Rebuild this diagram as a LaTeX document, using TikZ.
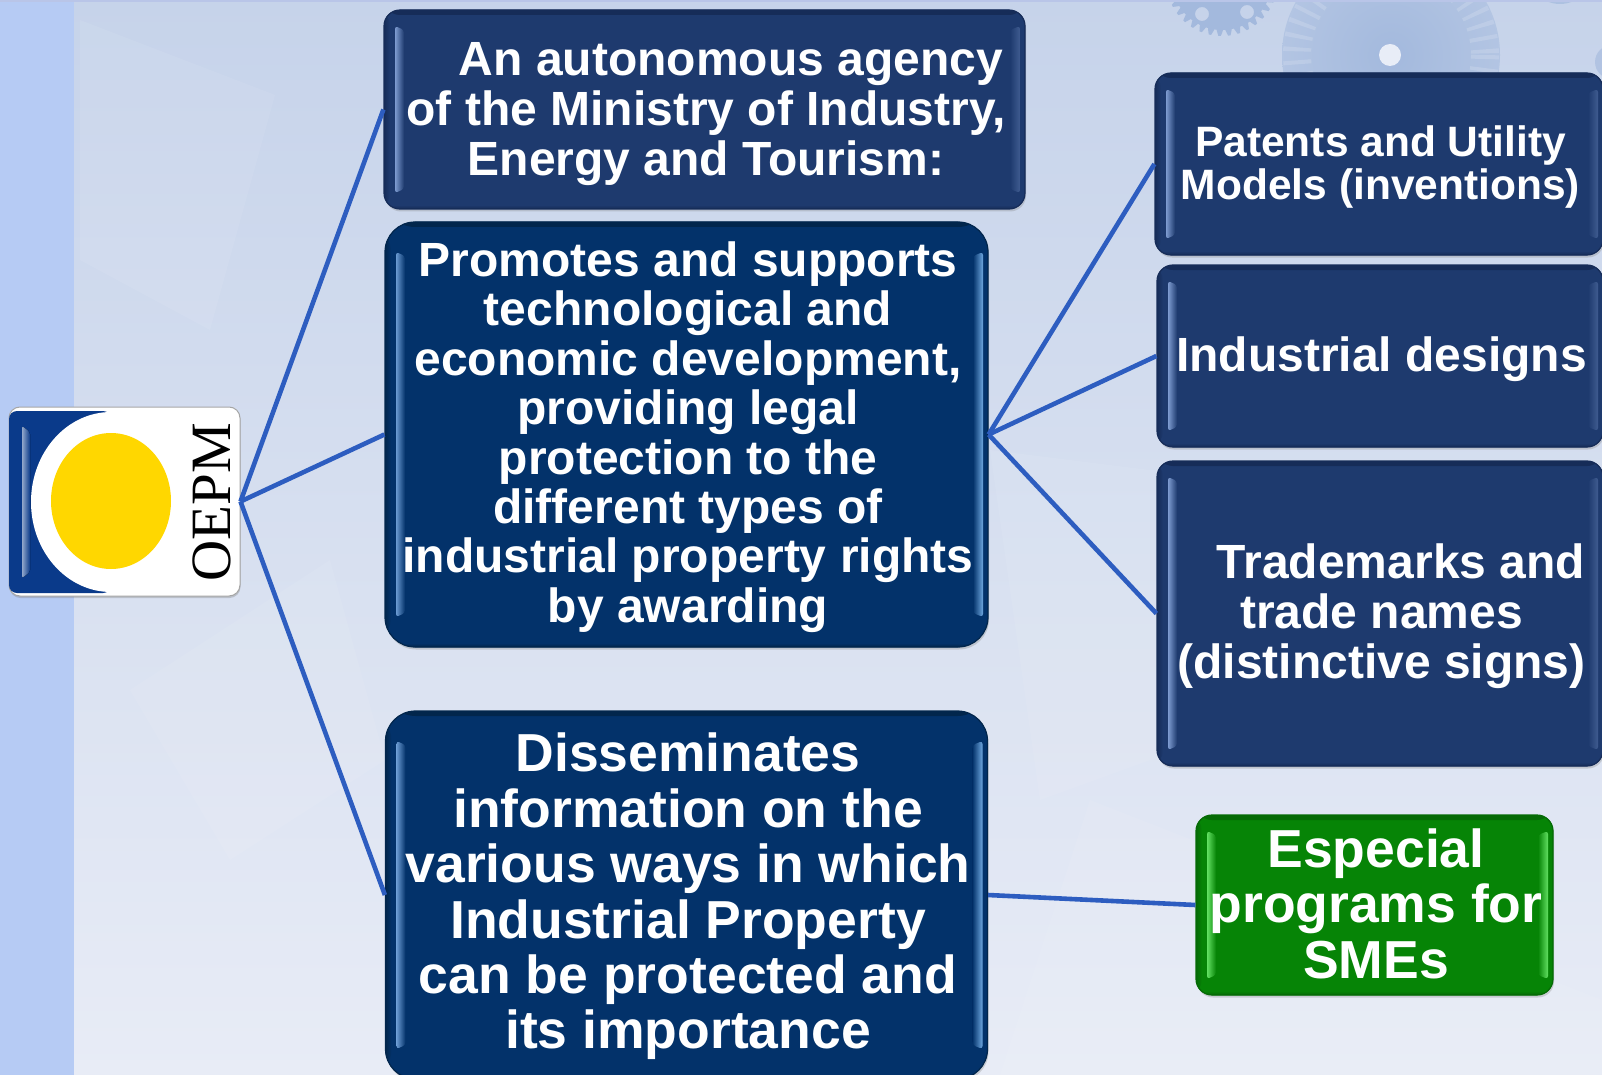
\documentclass[tikz,border=0pt]{standalone}
\usepackage{fontspec}
\setmainfont{Liberation Sans}
\newfontfamily\serifface{Liberation Serif}
\usetikzlibrary{shadows,calc}
\definecolor{bgtop}{HTML}{C6D3EA}
\definecolor{bgbot}{HTML}{E8ECF6}
\definecolor{strip}{HTML}{B6CBF4}
\definecolor{topline}{HTML}{B9C5E8}
\definecolor{linkc}{HTML}{2D5DC0}
\definecolor{navy}{HTML}{1E3A6E}
\definecolor{navyhi}{HTML}{7D9BD0}
\definecolor{navyedge}{HTML}{162C58}
\definecolor{deep}{HTML}{03326A}
\definecolor{deephi}{HTML}{6A9AD2}
\definecolor{deeprt}{HTML}{6FA8E0}
\definecolor{deepedge}{HTML}{02264C}
\definecolor{grn}{HTML}{068406}
\definecolor{grnhi}{HTML}{62E062}
\definecolor{grnedge}{HTML}{056A05}
\definecolor{gearc}{HTML}{A3B9DD}
\definecolor{logoblue}{HTML}{0A3A8A}
\definecolor{sun}{HTML}{FFD700}
\newcommand{\fs}[2]{\fontsize{#1}{#2}\selectfont\bfseries}
\newcommand{\sh}{\hspace*{3pt}}
\tikzset{
  x=1pt,y=-1pt,
  link/.style={draw=linkc,line width=4.6pt},
  glass/.style n args={5}{
    rectangle,rounded corners=#5,fill=#1,draw=#3,line width=1.2pt,
    text=white,align=center,inner sep=0pt,
    drop shadow={shadow xshift=1pt,shadow yshift=-2.5pt,opacity=.3},
    path picture={
      \fill[top color=#3,bottom color=#1]
        (path picture bounding box.north west) rectangle ([yshift=-5pt]path picture bounding box.north east);
      \fill[top color=#1,bottom color=#3]
        ([yshift=4pt]path picture bounding box.south west) rectangle (path picture bounding box.south east);
      \fill[left color=#3,right color=#1]
        (path picture bounding box.south west) rectangle ([xshift=6pt]path picture bounding box.north west);
      \fill[rounded corners=3pt,left color=#2,right color=#1]
        ([xshift=11pt,yshift=-#5]path picture bounding box.north west) --
        ([xshift=20pt,yshift=-#5-4pt]path picture bounding box.north west) --
        ([xshift=20pt,yshift=#5+4pt]path picture bounding box.south west) --
        ([xshift=11pt,yshift=#5]path picture bounding box.south west) -- cycle;
      \fill[rounded corners=3pt,left color=#1,right color=#4]
        ([xshift=-15pt,yshift=-#5-4pt]path picture bounding box.north east) --
        ([xshift=-5pt,yshift=-#5]path picture bounding box.north east) --
        ([xshift=-5pt,yshift=#5]path picture bounding box.south east) --
        ([xshift=-15pt,yshift=#5+4pt]path picture bounding box.south east) -- cycle;
    }},
  navybox/.style={glass={navy}{navyhi}{navyedge}{navy!65!navyhi}{16pt}},
  deepbox/.style={glass={deep}{deephi}{deepedge}{deeprt}{30pt}},
  grnbox/.style={glass={grn}{grnhi}{grnedge}{grnhi}{16pt}},
  pale/.style={fill=white,opacity=.07},
  fa/.style={font=\fs{48}{50}},
  fb/.style={font=\fs{48}{49.4}},
  fc/.style={font=\fs{53.5}{55.4}},
  fd/.style={font=\fs{42.5}{43}},
}
\begin{document}
\begin{tikzpicture}
\useasboundingbox (0,0) rectangle (1602,1075);
\begin{scope}
\clip (0,0) rectangle (1602,1075);
\fill[top color=bgtop,bottom color=bgbot] (0,0) rectangle (1602,1075);
% faint background forms
\fill[pale] (80,20) -- (275,95) -- (210,330) -- (80,260) -- cycle;
\fill[pale] (130,690) -- (330,560) -- (385,760) -- (230,860) -- cycle;
\fill[pale] (990,450) -- (1150,470) -- (1150,760) -- (1040,800) -- cycle;
\fill[pale] (1000,1075) -- (1090,800) -- (1602,1000) -- (1602,1075) -- cycle;
% gears
\fill[gearc,even odd rule]
  plot[samples=289,domain=0:360] ({1222+(53+3*sign(sin(36*\x)))*cos(\x)},{-20+(53+3*sign(sin(36*\x)))*sin(\x)})
  (1202,14) circle[radius=7] (1247,12) circle[radius=7];
\fill[gearc!70!bgtop] (1560,-28) circle[radius=32];
\shade[inner color=gearc,outer color=gearc!55!bgtop] (1391,55) circle[radius=109];
\draw[bgtop!85!white,opacity=.4,line width=28pt,dash pattern=on 4pt off 9pt] (1391,55) circle[radius=94];
\fill[bgtop!40!white] (1390,55) circle[radius=11];
\fill[gearc!60!bgtop] (1612,62) circle[radius=17];
\fill[strip] (0,0) rectangle (74,1075);
\fill[topline] (0,0) rectangle (1602,2);
\end{scope}

% logo
\node[rectangle,rounded corners=11pt,fill=white,draw=gray!70,line width=1pt,inner sep=0pt,
  minimum width=231pt,minimum height=189pt,
  drop shadow={shadow xshift=.5pt,shadow yshift=-2pt,opacity=.35}] (logo) at (124.5,501.5) {};
\begin{scope}
\clip[rounded corners=10pt] (logo.south west) rectangle (logo.north east);
\fill[logoblue,rounded corners=8pt] (9,411) -- (111,411) -- (111,593) -- (9,593) -- cycle;
\fill[white] (111,502) ellipse[x radius=80,y radius=90];
\fill[left color=logoblue!45!white,right color=logoblue,rounded corners=2pt] (22,426) -- (30,432) -- (30,572) -- (22,578) -- cycle;
\fill[sun] (111,501) ellipse[x radius=60,y radius=68];
\end{scope}
\node[rotate=90,inner sep=0pt,text=black,font=\serifface\fontsize{57}{57}\selectfont] (logotxt) at (212,502) {OEPM};

% boxes
\node[navybox,fa,minimum width=641pt,minimum height=199pt] (a) at (704.5,109.5)
  {\hspace*{53pt}\rule{0pt}{42pt}An autonomous agency\\ \sh of the Ministry of Industry,\\ \sh Energy and Tourism:};
\node[deepbox,fb,minimum width=603pt,minimum height=425pt] (b) at (686.5,434.5)
  {\sh\rule{0pt}{40pt}Promotes and supports\\ \sh technological and\\ \sh economic development,\\ \sh providing legal\\ \sh protection to the\\ \sh different types of\\ \sh industrial property rights\\ \sh by awarding};
\node[deepbox,fc,minimum width=602pt,minimum height=368pt] (c) at (686.5,895)
  {\sh\rule{0pt}{42pt}Disseminates\\ \sh information on the\\ \sh various ways in which\\ \sh Industrial Property\\ \sh can be protected and\\ \sh its importance};
\node[navybox,fd,minimum width=448pt,minimum height=182pt] (d) at (1379,164)
  {\sh\rule{0pt}{37pt}Patents and Utility\\ \sh Models (inventions)};
\node[navybox,fa,minimum width=446pt,minimum height=182pt] (e) at (1380,356)
  {\sh\rule{0pt}{42pt}Industrial designs};
\node[navybox,fa,minimum width=446pt,minimum height=305pt] (f) at (1380,613.5)
  {\hspace*{42pt}\rule{0pt}{41pt}Trademarks and\\ \sh trade names\\ \sh (distinctive signs)};
\node[grnbox,fc,minimum width=357pt,minimum height=180pt] (g) at (1374.5,905)
  {\sh Especial\\ \sh programs for\\ \sh SMEs\rule[-3pt]{0pt}{3pt}};

% connectors
\draw[link] (logo.east) -- (a.west);
\draw[link] (logo.east) -- (b.west);
\draw[link] (logo.east) -- (c.west);
\draw[link] (b.east) -- (d.west);
\draw[link] (b.east) -- (e.west);
\draw[link] (b.east) -- (f.west);
\draw[link] (c.east) -- (g.west);
\end{tikzpicture}
\end{document}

++++++++

■ EXERCISE AIM:
Repeat the material above in full and exactly, omitting the pictures.

■ EXERCISE RESPONSE:
Rebuild this diagram as a LaTeX document, using TikZ.
\documentclass[tikz,border=0pt]{standalone}
\usepackage{fontspec}
\setmainfont{Liberation Sans}
\newfontfamily\serifface{Liberation Serif}
\usetikzlibrary{shadows,calc}
\definecolor{bgtop}{HTML}{C6D3EA}
\definecolor{bgbot}{HTML}{E8ECF6}
\definecolor{strip}{HTML}{B6CBF4}
\definecolor{topline}{HTML}{B9C5E8}
\definecolor{linkc}{HTML}{2D5DC0}
\definecolor{navy}{HTML}{1E3A6E}
\definecolor{navyhi}{HTML}{7D9BD0}
\definecolor{navyedge}{HTML}{162C58}
\definecolor{deep}{HTML}{03326A}
\definecolor{deephi}{HTML}{6A9AD2}
\definecolor{deeprt}{HTML}{6FA8E0}
\definecolor{deepedge}{HTML}{02264C}
\definecolor{grn}{HTML}{068406}
\definecolor{grnhi}{HTML}{62E062}
\definecolor{grnedge}{HTML}{056A05}
\definecolor{gearc}{HTML}{A3B9DD}
\definecolor{logoblue}{HTML}{0A3A8A}
\definecolor{sun}{HTML}{FFD700}
\newcommand{\fs}[2]{\fontsize{#1}{#2}\selectfont\bfseries}
\newcommand{\sh}{\hspace*{3pt}}
\tikzset{
  x=1pt,y=-1pt,
  link/.style={draw=linkc,line width=4.6pt},
  glass/.style n args={5}{
    rectangle,rounded corners=#5,fill=#1,draw=#3,line width=1.2pt,
    text=white,align=center,inner sep=0pt,
    drop shadow={shadow xshift=1pt,shadow yshift=-2.5pt,opacity=.3},
    path picture={
      \fill[top color=#3,bottom color=#1]
        (path picture bounding box.north west) rectangle ([yshift=-5pt]path picture bounding box.north east);
      \fill[top color=#1,bottom color=#3]
        ([yshift=4pt]path picture bounding box.south west) rectangle (path picture bounding box.south east);
      \fill[left color=#3,right color=#1]
        (path picture bounding box.south west) rectangle ([xshift=6pt]path picture bounding box.north west);
      \fill[rounded corners=3pt,left color=#2,right color=#1]
        ([xshift=11pt,yshift=-#5]path picture bounding box.north west) --
        ([xshift=20pt,yshift=-#5-4pt]path picture bounding box.north west) --
        ([xshift=20pt,yshift=#5+4pt]path picture bounding box.south west) --
        ([xshift=11pt,yshift=#5]path picture bounding box.south west) -- cycle;
      \fill[rounded corners=3pt,left color=#1,right color=#4]
        ([xshift=-15pt,yshift=-#5-4pt]path picture bounding box.north east) --
        ([xshift=-5pt,yshift=-#5]path picture bounding box.north east) --
        ([xshift=-5pt,yshift=#5]path picture bounding box.south east) --
        ([xshift=-15pt,yshift=#5+4pt]path picture bounding box.south east) -- cycle;
    }},
  navybox/.style={glass={navy}{navyhi}{navyedge}{navy!65!navyhi}{16pt}},
  deepbox/.style={glass={deep}{deephi}{deepedge}{deeprt}{30pt}},
  grnbox/.style={glass={grn}{grnhi}{grnedge}{grnhi}{16pt}},
  pale/.style={fill=white,opacity=.07},
  fa/.style={font=\fs{48}{50}},
  fb/.style={font=\fs{48}{49.4}},
  fc/.style={font=\fs{53.5}{55.4}},
  fd/.style={font=\fs{42.5}{43}},
}
\begin{document}
\begin{tikzpicture}
\useasboundingbox (0,0) rectangle (1602,1075);
\begin{scope}
\clip (0,0) rectangle (1602,1075);
\fill[top color=bgtop,bottom color=bgbot] (0,0) rectangle (1602,1075);
% faint background forms
\fill[pale] (80,20) -- (275,95) -- (210,330) -- (80,260) -- cycle;
\fill[pale] (130,690) -- (330,560) -- (385,760) -- (230,860) -- cycle;
\fill[pale] (990,450) -- (1150,470) -- (1150,760) -- (1040,800) -- cycle;
\fill[pale] (1000,1075) -- (1090,800) -- (1602,1000) -- (1602,1075) -- cycle;
% gears
\fill[gearc,even odd rule]
  plot[samples=289,domain=0:360] ({1222+(53+3*sign(sin(36*\x)))*cos(\x)},{-20+(53+3*sign(sin(36*\x)))*sin(\x)})
  (1202,14) circle[radius=7] (1247,12) circle[radius=7];
\fill[gearc!70!bgtop] (1560,-28) circle[radius=32];
\shade[inner color=gearc,outer color=gearc!55!bgtop] (1391,55) circle[radius=109];
\draw[bgtop!85!white,opacity=.4,line width=28pt,dash pattern=on 4pt off 9pt] (1391,55) circle[radius=94];
\fill[bgtop!40!white] (1390,55) circle[radius=11];
\fill[gearc!60!bgtop] (1612,62) circle[radius=17];
\fill[strip] (0,0) rectangle (74,1075);
\fill[topline] (0,0) rectangle (1602,2);
\end{scope}

% logo
\node[rectangle,rounded corners=11pt,fill=white,draw=gray!70,line width=1pt,inner sep=0pt,
  minimum width=231pt,minimum height=189pt,
  drop shadow={shadow xshift=.5pt,shadow yshift=-2pt,opacity=.35}] (logo) at (124.5,501.5) {};
\begin{scope}
\clip[rounded corners=10pt] (logo.south west) rectangle (logo.north east);
\fill[logoblue,rounded corners=8pt] (9,411) -- (111,411) -- (111,593) -- (9,593) -- cycle;
\fill[white] (111,502) ellipse[x radius=80,y radius=90];
\fill[left color=logoblue!45!white,right color=logoblue,rounded corners=2pt] (22,426) -- (30,432) -- (30,572) -- (22,578) -- cycle;
\fill[sun] (111,501) ellipse[x radius=60,y radius=68];
\end{scope}
\node[rotate=90,inner sep=0pt,text=black,font=\serifface\fontsize{57}{57}\selectfont] (logotxt) at (212,502) {OEPM};

% boxes
\node[navybox,fa,minimum width=641pt,minimum height=199pt] (a) at (704.5,109.5)
  {\hspace*{53pt}\rule{0pt}{42pt}An autonomous agency\\ \sh of the Ministry of Industry,\\ \sh Energy and Tourism:};
\node[deepbox,fb,minimum width=603pt,minimum height=425pt] (b) at (686.5,434.5)
  {\sh\rule{0pt}{40pt}Promotes and supports\\ \sh technological and\\ \sh economic development,\\ \sh providing legal\\ \sh protection to the\\ \sh different types of\\ \sh industrial property rights\\ \sh by awarding};
\node[deepbox,fc,minimum width=602pt,minimum height=368pt] (c) at (686.5,895)
  {\sh\rule{0pt}{42pt}Disseminates\\ \sh information on the\\ \sh various ways in which\\ \sh Industrial Property\\ \sh can be protected and\\ \sh its importance};
\node[navybox,fd,minimum width=448pt,minimum height=182pt] (d) at (1379,164)
  {\sh\rule{0pt}{37pt}Patents and Utility\\ \sh Models (inventions)};
\node[navybox,fa,minimum width=446pt,minimum height=182pt] (e) at (1380,356)
  {\sh\rule{0pt}{42pt}Industrial designs};
\node[navybox,fa,minimum width=446pt,minimum height=305pt] (f) at (1380,613.5)
  {\hspace*{42pt}\rule{0pt}{41pt}Trademarks and\\ \sh trade names\\ \sh (distinctive signs)};
\node[grnbox,fc,minimum width=357pt,minimum height=180pt] (g) at (1374.5,905)
  {\sh Especial\\ \sh programs for\\ \sh SMEs\rule[-3pt]{0pt}{3pt}};

% connectors
\draw[link] (logo.east) -- (a.west);
\draw[link] (logo.east) -- (b.west);
\draw[link] (logo.east) -- (c.west);
\draw[link] (b.east) -- (d.west);
\draw[link] (b.east) -- (e.west);
\draw[link] (b.east) -- (f.west);
\draw[link] (c.east) -- (g.west);
\end{tikzpicture}
\end{document}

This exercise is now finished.